Muso, a research firm that studies piracy, concluded that the high prices of streaming services like Spotify and Apple Music are pushing people back towards illegal downloads. Spotify raised its prices by one dollar last year to $10.99 a month, the same price as Apple Music. Instead of coughing up $132 a year, more consumers are using websites that rip audio straight out of YouTube videos, and convert them into downloadable MP3 or .wav files.
Roughly 40% of the music piracy Muso tracked was from these “YouTube-to-MP3” sites. The original YouTube-to-MP3 site died from a record label lawsuit, but other copycats do the same thing. A simple Google search yields dozens of blue links to these sites, and they’re, by far, the largest form of audio piracy on the internet.
It’s convenient that Google, which owns YouTube, directs users straight to these piracy sites, which in turn generate billions of visits to YouTube. Google has hardline policies against copyright infringement in its terms of service but seems to let these music piracy sites scootch by.
“It’s critically important to YouTube that creators and artists are paid appropriately for their content,” said YouTube spokesperson Jack Malone in a statement to Gizmodo on Thursday.

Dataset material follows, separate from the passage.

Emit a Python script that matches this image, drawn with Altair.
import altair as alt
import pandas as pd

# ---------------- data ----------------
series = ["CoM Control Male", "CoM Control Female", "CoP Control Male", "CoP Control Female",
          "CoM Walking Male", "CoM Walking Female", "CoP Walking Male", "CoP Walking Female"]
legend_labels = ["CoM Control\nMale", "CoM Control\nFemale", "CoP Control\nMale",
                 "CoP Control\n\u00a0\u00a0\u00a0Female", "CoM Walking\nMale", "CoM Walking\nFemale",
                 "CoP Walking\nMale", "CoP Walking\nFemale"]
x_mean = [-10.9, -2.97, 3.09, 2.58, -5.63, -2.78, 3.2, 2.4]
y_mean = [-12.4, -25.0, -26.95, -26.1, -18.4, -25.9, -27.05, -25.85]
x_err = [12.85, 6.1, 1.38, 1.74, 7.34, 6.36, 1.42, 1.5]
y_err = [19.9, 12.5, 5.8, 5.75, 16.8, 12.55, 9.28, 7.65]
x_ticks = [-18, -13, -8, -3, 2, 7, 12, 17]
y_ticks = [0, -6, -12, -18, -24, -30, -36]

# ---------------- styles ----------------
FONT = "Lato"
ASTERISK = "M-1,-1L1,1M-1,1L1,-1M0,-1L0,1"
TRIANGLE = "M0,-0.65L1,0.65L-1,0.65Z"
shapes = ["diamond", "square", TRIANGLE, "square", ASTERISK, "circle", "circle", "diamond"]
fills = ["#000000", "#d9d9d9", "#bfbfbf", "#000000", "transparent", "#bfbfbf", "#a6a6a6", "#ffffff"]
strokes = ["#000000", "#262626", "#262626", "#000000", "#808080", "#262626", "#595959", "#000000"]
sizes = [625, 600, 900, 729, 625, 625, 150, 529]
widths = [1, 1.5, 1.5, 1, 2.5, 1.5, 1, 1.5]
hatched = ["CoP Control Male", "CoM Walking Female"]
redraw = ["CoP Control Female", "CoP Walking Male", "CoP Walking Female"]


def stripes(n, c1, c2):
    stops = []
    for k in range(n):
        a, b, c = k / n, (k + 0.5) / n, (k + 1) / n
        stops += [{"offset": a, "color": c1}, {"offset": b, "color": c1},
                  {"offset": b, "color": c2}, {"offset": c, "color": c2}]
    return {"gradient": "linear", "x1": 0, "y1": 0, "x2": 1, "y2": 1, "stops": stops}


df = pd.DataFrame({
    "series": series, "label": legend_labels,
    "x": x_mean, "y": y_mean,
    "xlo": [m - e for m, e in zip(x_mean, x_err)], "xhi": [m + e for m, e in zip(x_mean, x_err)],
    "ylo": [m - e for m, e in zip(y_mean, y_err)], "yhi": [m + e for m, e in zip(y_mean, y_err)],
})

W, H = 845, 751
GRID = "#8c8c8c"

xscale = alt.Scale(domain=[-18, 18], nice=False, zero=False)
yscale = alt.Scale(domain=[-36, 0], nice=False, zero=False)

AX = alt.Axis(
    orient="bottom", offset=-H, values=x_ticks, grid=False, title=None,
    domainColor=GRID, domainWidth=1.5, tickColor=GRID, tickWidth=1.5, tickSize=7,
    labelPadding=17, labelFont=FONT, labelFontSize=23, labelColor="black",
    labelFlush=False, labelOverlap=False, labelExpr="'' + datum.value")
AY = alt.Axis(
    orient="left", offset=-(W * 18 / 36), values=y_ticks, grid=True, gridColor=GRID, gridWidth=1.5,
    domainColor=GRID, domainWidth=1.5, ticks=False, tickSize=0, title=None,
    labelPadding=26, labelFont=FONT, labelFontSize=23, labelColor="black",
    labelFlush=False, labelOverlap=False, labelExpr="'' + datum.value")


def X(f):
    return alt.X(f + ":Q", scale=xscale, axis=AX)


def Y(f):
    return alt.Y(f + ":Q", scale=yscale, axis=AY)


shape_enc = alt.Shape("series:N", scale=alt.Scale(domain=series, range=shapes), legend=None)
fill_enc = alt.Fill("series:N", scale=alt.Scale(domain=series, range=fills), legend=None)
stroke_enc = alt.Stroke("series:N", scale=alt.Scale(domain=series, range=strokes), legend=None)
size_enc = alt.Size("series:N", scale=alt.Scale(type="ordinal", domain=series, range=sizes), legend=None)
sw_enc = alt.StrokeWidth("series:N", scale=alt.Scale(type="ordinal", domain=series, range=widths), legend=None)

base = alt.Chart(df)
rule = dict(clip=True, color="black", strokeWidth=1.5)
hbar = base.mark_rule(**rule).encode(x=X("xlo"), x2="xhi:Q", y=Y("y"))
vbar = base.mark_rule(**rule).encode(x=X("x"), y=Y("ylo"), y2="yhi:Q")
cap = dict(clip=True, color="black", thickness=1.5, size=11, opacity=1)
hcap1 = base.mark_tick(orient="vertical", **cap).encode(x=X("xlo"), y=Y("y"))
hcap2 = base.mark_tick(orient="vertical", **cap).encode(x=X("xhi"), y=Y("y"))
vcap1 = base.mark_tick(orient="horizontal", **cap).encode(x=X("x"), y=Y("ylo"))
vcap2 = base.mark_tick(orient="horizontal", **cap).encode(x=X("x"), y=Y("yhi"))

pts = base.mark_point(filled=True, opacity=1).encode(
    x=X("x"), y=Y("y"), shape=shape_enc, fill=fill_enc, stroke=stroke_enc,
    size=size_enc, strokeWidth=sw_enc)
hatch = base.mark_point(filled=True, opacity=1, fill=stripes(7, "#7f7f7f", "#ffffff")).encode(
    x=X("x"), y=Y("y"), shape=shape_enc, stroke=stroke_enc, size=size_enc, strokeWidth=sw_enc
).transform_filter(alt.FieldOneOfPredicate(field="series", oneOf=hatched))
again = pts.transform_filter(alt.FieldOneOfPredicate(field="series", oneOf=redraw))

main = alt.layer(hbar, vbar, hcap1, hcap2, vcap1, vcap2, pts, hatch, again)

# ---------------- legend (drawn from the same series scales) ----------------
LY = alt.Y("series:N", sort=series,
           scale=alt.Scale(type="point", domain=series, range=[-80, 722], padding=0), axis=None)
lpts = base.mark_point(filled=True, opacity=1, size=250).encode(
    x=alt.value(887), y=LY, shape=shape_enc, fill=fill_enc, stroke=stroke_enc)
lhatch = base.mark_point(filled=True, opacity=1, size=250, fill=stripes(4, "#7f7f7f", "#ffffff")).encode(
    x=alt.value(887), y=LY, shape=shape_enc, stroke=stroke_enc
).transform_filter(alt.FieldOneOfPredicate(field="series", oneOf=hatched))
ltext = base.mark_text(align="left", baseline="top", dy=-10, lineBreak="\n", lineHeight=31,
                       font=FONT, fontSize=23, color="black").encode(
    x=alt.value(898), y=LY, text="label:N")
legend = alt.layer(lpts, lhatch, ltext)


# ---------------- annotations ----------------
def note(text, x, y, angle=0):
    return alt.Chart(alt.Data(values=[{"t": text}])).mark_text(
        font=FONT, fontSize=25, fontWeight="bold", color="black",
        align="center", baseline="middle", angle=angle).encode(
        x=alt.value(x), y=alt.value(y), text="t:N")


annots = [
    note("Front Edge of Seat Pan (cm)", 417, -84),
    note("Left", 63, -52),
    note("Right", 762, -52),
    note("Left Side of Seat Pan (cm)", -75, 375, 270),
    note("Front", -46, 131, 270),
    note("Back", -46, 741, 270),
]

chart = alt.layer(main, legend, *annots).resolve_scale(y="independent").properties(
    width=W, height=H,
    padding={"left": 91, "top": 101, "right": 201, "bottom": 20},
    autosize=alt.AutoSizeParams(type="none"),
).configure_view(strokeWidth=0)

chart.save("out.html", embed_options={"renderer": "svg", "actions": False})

Malone notes that YouTube takes action against these audio-ripping services when it’s notified about them. It seems no one notified YouTube about the 10 blue links that appear on the first page of Google when you search “YouTube to MP3.”
The days when people would pay for an album are long gone, however, Napster’s legacy lives on. Over 20 years ago, the internet was revolutionized through free music file sharing. Today, Napster’s legacy lives on through websites that rip YouTube’s audio.